We are digital graffiti artists. Which means the writing is on the wall because our faith stains our hands, which means we want to recode the world in a way that makes connection, love and affirmation commonsense.   We are cyberquilters.  Which means we transform scraps into scripture, making what we have into what we need. We believe that the work of making relevant and transformative media in this day and age is a process of noticing and nurturing miracles, and during the MobileHomeComing Process we plan to immerse ourselves fully in the process of using and transforming media in order to be true to our vision while finding compelling and accessible ways to share ourselves with the world.


Solar-RV3We know that a number of the components of our project are innovative, transformative and experimental.   We hope that the larger media community can learn from the models that we use on our journey.

Some highlights include:

On the Move: We will be living in a mobile multi-media studio.  This means that the functions of living and of media-making will inevitable blur, reminding us that representation is indeed one of the primary functions of our lives.   We will also be using sustainable energy sources(such as solar power) to run the studio, so our journey will be an experiment in the possibility of engaged media on the go.

Grounded and Intimate: Though we will be on the move, we will also be drawing on and sustaining long and deep relationships.  We will be practicing a form of mobile media that is much more invested than the news truck and even more intimate than the documentary crew.  We will be using strategies that allow us to document our process without disrupting the intimacy of our family-in-the-making.  This will involve creating a setting where voice recorders and static cameras become part of the scene and share it with cooking utensils, garden tools, photos albums and divination beads.

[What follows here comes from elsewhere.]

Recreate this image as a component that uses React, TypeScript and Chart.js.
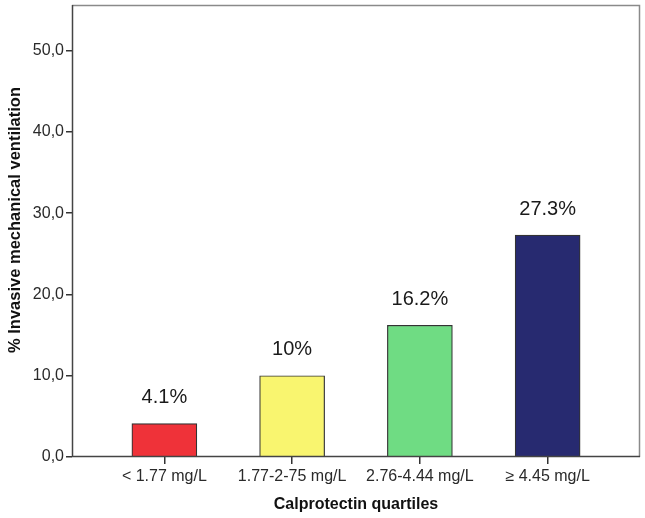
import React, { useEffect, useRef } from "react";
import { Chart, registerables } from "chart.js";

Chart.register(...registerables);

const categories = ["< 1.77 mg/L", "1.77-2-75 mg/L", "2.76-4.44 mg/L", "\u2265 4.45 mg/L"];
const values = [4.1, 10, 16.2, 27.3];
const valueLabels = ["4.1%", "10%", "16.2%", "27.3%"];
const barColors = ["#EF3239", "#F9F56F", "#6FDC83", "#272A70"];
const yTicks = [0, 10, 20, 30, 40, 50];
const yTitle = "% Invasive mechanical ventilation";

const FONT = "'Liberation Sans', Arial, sans-serif";

const framePlugin = {
  id: "frame",
  afterDatasetsDraw(chart: any) {
    const { ctx, chartArea } = chart;
    ctx.save();
    ctx.strokeStyle = "#8a8a8a";
    ctx.lineWidth = 1.5;
    ctx.beginPath();
    ctx.moveTo(chartArea.left, chartArea.top + 0.5);
    ctx.lineTo(chartArea.right - 0.5, chartArea.top + 0.5);
    ctx.lineTo(chartArea.right - 0.5, chartArea.bottom);
    ctx.stroke();
    ctx.strokeStyle = "#444";
    ctx.lineWidth = 1.5;
    ctx.beginPath();
    ctx.moveTo(chartArea.left + 0.5, chartArea.top);
    ctx.lineTo(chartArea.left + 0.5, chartArea.bottom - 0.5);
    ctx.lineTo(chartArea.right, chartArea.bottom - 0.5);
    ctx.stroke();
    const meta = chart.getDatasetMeta(0);
    ctx.fillStyle = "#1a1a1a";
    ctx.font = `20px ${FONT}`;
    ctx.textAlign = "center";
    ctx.textBaseline = "middle";
    meta.data.forEach((el: any, i: number) => {
      ctx.fillText(valueLabels[i], el.x, el.y - 26);
    });
    // y title
    ctx.translate(15, (chartArea.top + chartArea.bottom) / 2 - 11);
    ctx.rotate(-Math.PI / 2);
    ctx.fillStyle = "#111";
    ctx.font = `bold 16.5px ${FONT}`;
    ctx.fillText(yTitle, 0, 0);
    ctx.restore();
  },
};

export default function App() {
  const ref = useRef<HTMLCanvasElement>(null);
  useEffect(() => {
    document.body.style.margin = "0";
    const chart = new Chart(ref.current!, {
      type: "bar",
      data: {
        datasets: [
          {
            data: values.map((v, i) => ({ x: i, y: v })),
            backgroundColor: barColors,
            borderColor: "#333",
            borderWidth: 1.2,
            barThickness: 65,
          },
        ],
      },
      options: {
        animation: false,
        responsive: false,
        layout: { padding: { top: 5, right: 5, left: 0, bottom: 0 } },
        plugins: { legend: { display: false }, tooltip: { enabled: false } },
        scales: {
          x: {
            type: "linear",
            min: -0.723,
            max: 3.723,
            offset: false,
            afterBuildTicks: (s: any) => {
              s.ticks = categories.map((_, i) => ({ value: i }));
            },
            afterFit: (s: any) => {
              s.height = 61;
              s.paddingLeft = 0;
              s.paddingRight = 0;
            },
            ticks: {
              callback: (v: any) => categories[v],
              color: "#2a2a2a",
              font: { family: FONT, size: 16 },
              padding: 3,
              maxRotation: 0,
              autoSkip: false,
            },
            grid: { offset: false, drawOnChartArea: false, drawTicks: true, tickLength: 7, tickColor: "#333", lineWidth: 1.5 },
            border: { display: false },
            title: {
              display: true,
              text: "Calprotectin quartiles",
              color: "#111",
              font: { family: FONT, size: 16, weight: "bold" },
              padding: { top: 4, bottom: 4 },
            },
          },
          y: {
            min: 0,
            max: 55.6,
            afterBuildTicks: (s: any) => {
              s.ticks = yTicks.map((v) => ({ value: v }));
            },
            afterFit: (s: any) => {
              s.width = 72;
              s.paddingTop = 0;
              s.paddingBottom = 0;
            },
            ticks: {
              callback: (v: any) => Number(v).toFixed(1).replace(".", ","),
              color: "#2a2a2a",
              font: { family: FONT, size: 16 },
              padding: 2,
            },
            grid: { drawOnChartArea: false, drawTicks: true, tickLength: 6, tickColor: "#333", lineWidth: 1.5 },
            border: { display: false },
            title: { display: false },
          },
        },
      },
      plugins: [framePlugin],
    } as any);
    return () => chart.destroy();
  }, []);
  return (
    <div style={{ width: 645, height: 518 }}>
      <canvas ref={ref} width={645} height={518} style={{ display: "block" }} />
    </div>
  );
}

Multi-Multi-Multi-Media: Because we are invested in a community education model, we will be documenting and transmitting our process every step of the way.  This means that in addition to creating a high-quality documentary film, we will also be sending clips through twitter, allowing people to follow us through facebook and through ning social networking.  We will be video and text blogging, creating shareable photo albums and writing real-time snail mail letters with collages.  We will be creating artifact replicas, reissuing t-shirts and using fashion as a history lesson.   We hope to transform the meanings and the methods of media through a process of intentionally using a number of media forms at once, for various purposes.

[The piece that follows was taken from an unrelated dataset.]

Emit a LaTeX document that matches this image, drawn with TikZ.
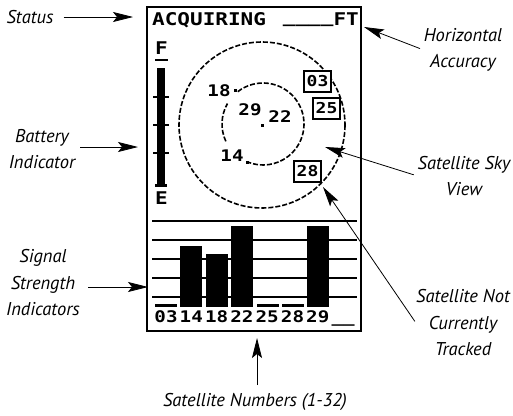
\documentclass[tikz,border=0pt]{standalone}
\usepackage{fontspec}
\newfontfamily\lcdfont[FakeStretch=1.2]{DejaVu Sans Mono Bold}
\newfontfamily\callfont{PT Sans}
\usetikzlibrary{arrows.meta, positioning}

\tikzset{
  lbl/.style={inner sep=0pt, align=center, font=\callfont\fontsize{18.5}{26.5}\selectfont\itshape},
  callout/.style={->, line width=0.8pt},
  lcd/.style={inner sep=0pt, font=\lcdfont\fontsize{17.5}{18}\selectfont},
  lcdnum/.style={inner sep=0pt, anchor=base, font=\lcdfont\fontsize{16}{17}\selectfont},
  skyring/.style={line width=1.6pt, dash pattern=on 5pt off 2pt},
  satbox/.style={draw, fill=white, line width=2pt, inner sep=0pt,
                 minimum width=27pt, minimum height=21pt, font=\lcdfont\fontsize{15}{16}\selectfont},
  gridline/.style={line width=2.5pt}
}

\begin{document}
\begin{tikzpicture}[x=1pt, y=-1pt, >={Stealth[length=20pt, width=10pt, inset=4pt]}]
  \useasboundingbox (0,0) rectangle (513,415);

  % screen frame
  \draw[line width=2pt] (147,7) rectangle (361,331);

  % status line
  \node[lcd, anchor=base west] (status) at (152,25) {ACQUIRING};
  \node[lcd, anchor=base east] (accuracy) at (359,25) {\raisebox{2.5pt}{\_\_\_\_}FT};

  % battery gauge
  \node[lcd] (full) at (161.5,48.5) {F};
  \fill (155,59) rectangle (168,61);
  \fill (157,68) rectangle (165,187);
  \fill (155,184) rectangle (167,187);
  \foreach \ty in {97,125,153}
    \fill (153,{\ty-1}) rectangle (169,{\ty+1});
  \node[lcd] (empty) at (161.5,198) {E};

  % sky view
  \draw[skyring] (262,125) circle[radius=83];
  \draw[skyring] (263,124) ++(-128:41) arc[start angle=-128, end angle=112, radius=41];
  \draw[skyring] (263,124) ++(-205:41) arc[start angle=-205, end angle=-150, radius=41];
  \node[lcdnum, anchor=center] (sat18) at (219,91) {18};
  \node[lcdnum, anchor=center] (sat14) at (232,156) {14};
  \node[lcdnum, anchor=center] (sat29) at (250,110) {29};
  \node[lcdnum, anchor=center] (sat22) at (280,117) {22};
  \fill (233.5,89) rectangle (236.5,92);
  \fill (245.5,160.5) rectangle (248.5,163.5);
  \fill (260.5,123.5) rectangle (263.5,126.5);
  \node[satbox] (box03) at (317.5,81.5) {03};
  \node[satbox] (box25) at (326.5,108) {25};
  \node[satbox] (box28) at (307.5,171) {28};

  % signal strength bars
  \foreach \ly in {221,240,259,278,297}
    \draw[gridline] (152,\ly) -- (357,\ly);
  \foreach \cx/\top in {191/246, 217/254, 242/226, 317.5/226}
    \fill ({\cx-11},\top) rectangle ({\cx+11},307);
  \foreach \cx in {166,267.5,292.5}
    \fill ({\cx-11},304) rectangle ({\cx+11},306.5);
  \foreach \num [count=\i from 0] in {03,14,18,22,25,28,29,\_\_}
    \node[lcdnum] (num\i) at ({166+25.3*\i},322.5) {\num};

  % callout labels
  \node[lbl] (lblStatus) at (30,17) {Status};
  \node[lbl] (lblHacc) at (463,50) {Horizontal\\Accuracy};
  \node[lbl] (lblBatt) at (42,149) {Battery\\Indicator};
  \node[lbl] (lblSky) at (464,176) {Satellite Sky\\View};
  \node[lbl] (lblSignal) at (43,283) {Signal\\Strength\\Indicators};
  \node[lbl] (lblNotTr) at (463,323) {Satellite Not\\Currently\\Tracked};
  \node[lbl] (lblNums) at (255,402) {Satellite Numbers (1-32)};

  \coordinate (tipStatus) at (133,17);
  \coordinate (tipHacc) at (364,27);
  \coordinate (tipBatt) at (138,147);
  \coordinate (tipSky) at (325,147);
  \coordinate (tipSignal) at (148,287);
  \coordinate (tipNotTr) at (323,187);
  \coordinate (tipNums) at (257,338);

  \draw[callout, shorten <=10pt] (lblStatus.east) -- (tipStatus);
  \draw[callout, shorten <=4pt] (lblHacc.west) -- (tipHacc);
  \draw[callout, shorten <=5pt] (lblBatt.east |- tipBatt) -- (tipBatt);
  \draw[callout, shorten <=4pt] (lblSky.west) -- (tipSky);
  \draw[callout, shorten <=8pt] (lblSignal.east |- tipSignal) -- (tipSignal);
  \draw[callout, shorten <=2pt] (lblNotTr.west) -- (tipNotTr);
  \draw[callout, shorten <=8pt] (lblNums.north -| tipNums) -- (tipNums);
\end{tikzpicture}
\end{document}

Queering the Media: Influenced by the resourcefulness of quilters, hip-hop and cultural visionaries, we will be using media resources and technologies sometimes for their designated purposes, and sometimes for purposes that deviate from the intentions of their creators.  As cyberquilters (www.cyberquilting.homestead.com) and inspired by feminist media makers like the cyber-abolitionist (link to Monica Dillon’s work) we will be stitching together effective and impactful media, recognizing that because our experiences and intentions are sometime so far outside of the mainstream and corporate marketing of technology our use of these technologies is queer.  Just like graffiti artists transformed household paint into a whole new form of mural expression, we will be transforming different technologies and we use them differently.  We hope that the visibility of our work will help other marginalized communities reclaim media tools for their own uses.

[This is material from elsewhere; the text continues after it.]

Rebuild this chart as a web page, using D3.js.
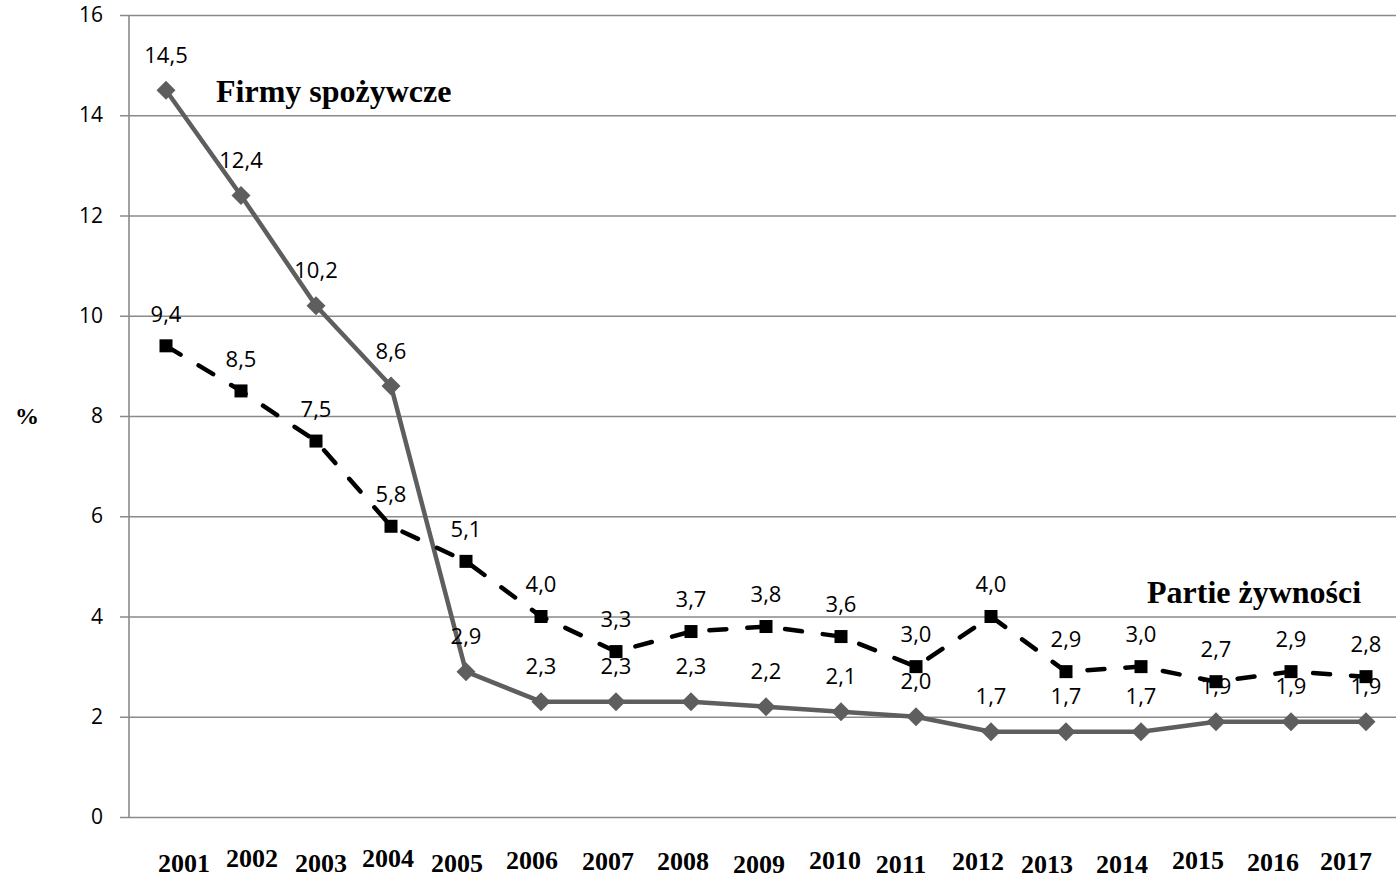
<!DOCTYPE html>
<html>
<head>
<meta charset="utf-8">
<script src="https://cdn.jsdelivr.net/npm/d3@7"></script>
<style>
  html, body { margin: 0; padding: 0; background: #fff; }
  svg { display: block; }
</style>
</head>
<body>
<svg id="chart" width="1396" height="879"></svg>
<script>
// Years on the horizontal axis
const years = ["2001","2002","2003","2004","2005","2006","2007","2008","2009",
               "2010","2011","2012","2013","2014","2015","2016","2017"];

// Share (%) – food companies
const firmyValues = [14.5, 12.4, 10.2, 8.6, 2.9, 2.3, 2.3, 2.3, 2.2, 2.1, 2.0, 1.7, 1.7, 1.7, 1.9, 1.9, 1.9];
// Share (%) – food batches
const partieValues = [9.4, 8.5, 7.5, 5.8, 5.1, 4.0, 3.3, 3.7, 3.8, 3.6, 3.0, 4.0, 2.9, 3.0, 2.7, 2.9, 2.8];

const yTicks = [0, 2, 4, 6, 8, 10, 12, 14, 16];

const seriesNames = ["Firmy spożywcze", "Partie żywności"];

// Hand-placed offsets of the year captions (dx from the category centre, baseline y)
const yearLabelDx = [18, 11, 5, -3, -9, -9, -8, -8, -7, -6, -15, -13, -19, -19, -18, -18, -20];
const yearLabelBaseline = [872, 867, 872, 867, 872, 869, 870, 870, 873, 869, 873, 870, 873, 873, 869, 871, 870];

const svg = d3.select("#chart");
const fmt = v => d3.format(".1f")(v).replace(".", ",");

const x = d3.scaleBand().domain(years).range([128.5, 1403.5]).padding(0);
const cx = d => x(d) + x.bandwidth() / 2;
const y = d3.scaleLinear().domain([0, 16]).range([817, 15]);

const gridColor = "#8a8a8a";
const numFont = "'Open Sans', 'Noto Sans', sans-serif";
const serif = "'Liberation Serif', 'Times New Roman', serif";

// Horizontal gridlines + ticks
const yAxis = d3.axisLeft(y).tickValues(yTicks).tickSize(-(1396 - 129)).tickFormat(d3.format("d"));
const gy = svg.append("g").attr("transform", "translate(129,0)").call(yAxis);
gy.select(".domain").remove();
gy.selectAll(".tick line").attr("stroke", gridColor).attr("stroke-width", 1.6).attr("x1", -9);
gy.selectAll(".tick text")
  .attr("font-family", numFont).attr("font-size", 21).attr("fill", "#000")
  .attr("x", -26);

// Vertical axis line
svg.append("line")
  .attr("x1", 129).attr("x2", 129).attr("y1", y(16)).attr("y2", y(0))
  .attr("stroke", gridColor).attr("stroke-width", 1.6);

// Year captions
svg.append("g").selectAll("text").data(years).join("text")
  .attr("x", (d, i) => cx(d) + yearLabelDx[i])
  .attr("y", (d, i) => yearLabelBaseline[i])
  .attr("text-anchor", "middle")
  .attr("font-family", serif).attr("font-weight", "bold").attr("font-size", 26)
  .attr("fill", "#000")
  .text(d => d);

// Unit label
svg.append("text")
  .attr("x", 27).attr("y", 424).attr("text-anchor", "middle")
  .attr("font-family", serif).attr("font-weight", "bold").attr("font-size", 24)
  .text("%");

const firmy = years.map((d, i) => ({ year: d, value: firmyValues[i] }));
const partie = years.map((d, i) => ({ year: d, value: partieValues[i] }));

const line = d3.line().x(d => cx(d.year)).y(d => y(d.value));

// Series 1: food companies (solid grey, diamonds)
svg.append("path").datum(firmy)
  .attr("d", line).attr("fill", "none")
  .attr("stroke", "#5e5e5e").attr("stroke-width", 4.5).attr("stroke-linejoin", "round");

svg.append("g").selectAll("path").data(firmy).join("path")
  .attr("transform", d => `translate(${cx(d.year)},${y(d.value)})`)
  .attr("d", "M0,-9.5L9.5,0L0,9.5L-9.5,0Z")
  .attr("fill", "#5e5e5e");

svg.append("g").selectAll("text").data(firmy).join("text")
  .attr("x", d => cx(d.year)).attr("y", d => y(d.value) - 35)
  .attr("dy", "0.35em").attr("text-anchor", "middle")
  .attr("font-family", numFont).attr("font-size", 22).attr("fill", "#000")
  .text(d => fmt(d.value));

// Series 2: food batches (dashed black, squares)
svg.append("path").datum(partie)
  .attr("d", line).attr("fill", "none")
  .attr("stroke", "#000").attr("stroke-width", 4.5)
  .attr("stroke-dasharray", "17,21").attr("stroke-linecap", "round");

svg.append("g").selectAll("rect").data(partie).join("rect")
  .attr("x", d => cx(d.year) - 6.5).attr("y", d => y(d.value) - 6.5)
  .attr("width", 13).attr("height", 13).attr("fill", "#000");

svg.append("g").selectAll("text").data(partie).join("text")
  .attr("x", d => cx(d.year)).attr("y", d => y(d.value) - 32)
  .attr("dy", "0.35em").attr("text-anchor", "middle")
  .attr("font-family", numFont).attr("font-size", 22).attr("fill", "#000")
  .text(d => fmt(d.value));

// Series names
svg.append("text")
  .attr("x", 216).attr("y", 102)
  .attr("font-family", serif).attr("font-weight", "bold").attr("font-size", 32)
  .text(seriesNames[0]);

svg.append("text")
  .attr("x", 1147).attr("y", 603)
  .attr("font-family", serif).attr("font-weight", "bold").attr("font-size", 32)
  .text(seriesNames[1]);
</script>
</body>
</html>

Radicalizing Access: Because we are accountable to communities that are often not represented within the media and who often don’t have access to the tools to make their own media, we intend for our example to show that anyone can tell their story.   In this sense our project is about media democracy, demonstrating that a number of levels of media can allow people to connect to the people they want to be connected with, and that everyone can participate in the conversation that media makes possible.

Intergenerational Media Skill-Exchange:  Because our project is inter-generational through and through, we are excited about what it will mean to share the skills of media making with people, especially queer black people, of multiple generations.  We intend that as a natural part of our process of documenting our every move the participants, from the visionaries we are learning from and with, to the youngest folks who participate in the childcare at the community events will become more media literate.  We are also excited to gain access to skills that have been lost or forgotten in our generation, skills like quilting and gardening and drumming which are important forms of media and communication.

Sustainable Enterprise: Our model of multi-media social entrepreneurship calls us to draw from a number of communities, including the media community, the RV community, the green movement, and of course the queer communities of color that we are grounded in.   In addition to drawing financial and in-kind support from a number of communities that rarely work in collaboration, we are invested in the ethical placement of several resources, including articles, educational videos, re-issued t-shirts, black feminist pins and stickers that will support our work as well.